Panitia penyelenggara memperhitungkan semua sarana baru
seharusnya rampung Oktober lalu. "Cuaca tak membantu kami," kata
Keon kepada Widi Yarmanto dari TEMPO di Manila. Tahun ini
Filipina sudah tujuh kali dilanda topan. Salah satu akibatnya
ialah terbangnya atap di Rizal Memorial Sport Centre, 700 m dari
bibir pantai.
Presiden Marcos yang membuka SEA Games ini mencanangkan tema
kesetiakawanan Asia Tenggara (SEA Solidarity) meski
negara-negara perintis Vietnam, Laos dan Kampuchea tidak hadir.
Kehadiran belasan ribu penonton pada pembukaan itu tidak sehebat
puluhan ribu penonton pembukaan PON di Jakarta, tapi sambutan
mereka cukup mengobati kekecewaan sekitar 2500 atlet Brunei,
Malaysia, Singapura, Indonesia, Thailand, Birma dan Filipina.
Dominasi Indonesia sudah terbayang sejak hari Senin.
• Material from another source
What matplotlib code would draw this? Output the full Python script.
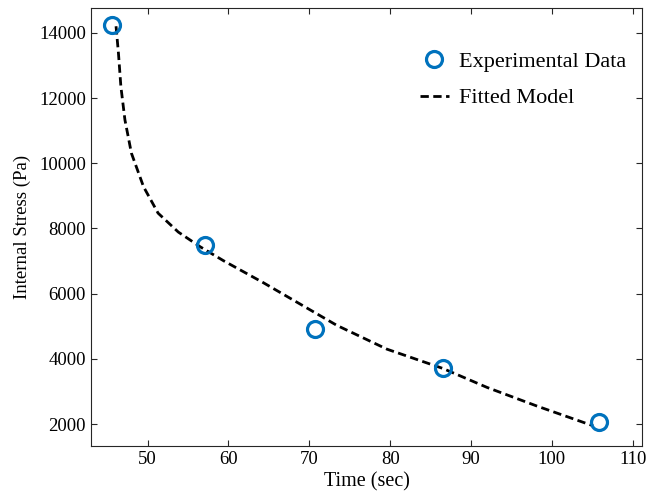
import matplotlib.pyplot as plt

plt.rcParams['font.family'] = ['Liberation Serif', 'DejaVu Serif']

# measured points
t_exp = [45.6, 57.1, 70.7, 86.5, 105.8]
s_exp = [14230, 7500, 4915, 3710, 2080]

# fitted model curve
t_fit = [46.1, 46.4, 46.7, 47.2, 48.0, 49.5, 51.3, 53.8, 56.5, 59.4,
         64.3, 69.3, 73.4, 79.6, 86.5, 92.0, 98.1, 105.1]
s_fit = [14200, 13370, 12350, 11330, 10310, 9280, 8470, 7890, 7440, 7010,
         6340, 5620, 5030, 4300, 3710, 3125, 2560, 1950]

xticks = [50, 60, 70, 80, 90, 100, 110]
yticks = [2000, 4000, 6000, 8000, 10000, 12000, 14000]

fig = plt.figure(figsize=(6.47, 5.03), dpi=100)
ax = fig.add_axes([0.1406, 0.1133, 0.8517, 0.8708])

ax.plot(t_exp, s_exp, 'o', ms=11.5, mfc='none', mec='#0072BD', mew=2.3,
        label='Experimental Data', zorder=3)
ax.plot(t_fit, s_fit, color='black', lw=2.0, dashes=(3.0, 1.6),
        label='Fitted Model')

ax.set_xlim(43, 111.15)
ax.set_ylim(1330, 14760)
ax.set_xticks(xticks)
ax.set_yticks(yticks)

ax.tick_params(direction='in', top=True, right=True, length=4.5,
               width=0.8, labelsize=13.5, color='#262626')
for sp in ax.spines.values():
    sp.set_linewidth(0.8)
    sp.set_color('#262626')

ax.set_xlabel('Time (sec)', fontsize=14.5, labelpad=3)
ax.set_ylabel('Internal Stress (Pa)', fontsize=13.5, labelpad=6)

ax.legend(loc='upper right', frameon=False, fontsize=16,
          bbox_to_anchor=(1.007, 0.946), handlelength=1.3, handletextpad=0.45,
          labelspacing=0.7)

fig.savefig('out.png', dpi=100)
Di nomor
angkat besi, Sori Enda, Maman Suryaman, Hadi Wiharja disambut
dengan papan score yang mabubay (selamat). Ketiganyamenyapu
bersih sembilan medali emas bahkan Sori Enda memecahkan rekor
SEA Games jerk kelas 60 kg (barbel 150 kg) dan Maman di snatch
kelas 52 kg (barbel 105 kg).
Hari itu juga PSSI Utama menaklukkan kesebelasan Singapura 1-0.
Pertandingannya melawan Filipina berlangsung 11 Desember, tapi
dengan menang seri saja sudah pasti Indonesia masuk semi-final.
PSSI Utama dipersiapkan sejak Juni 1980.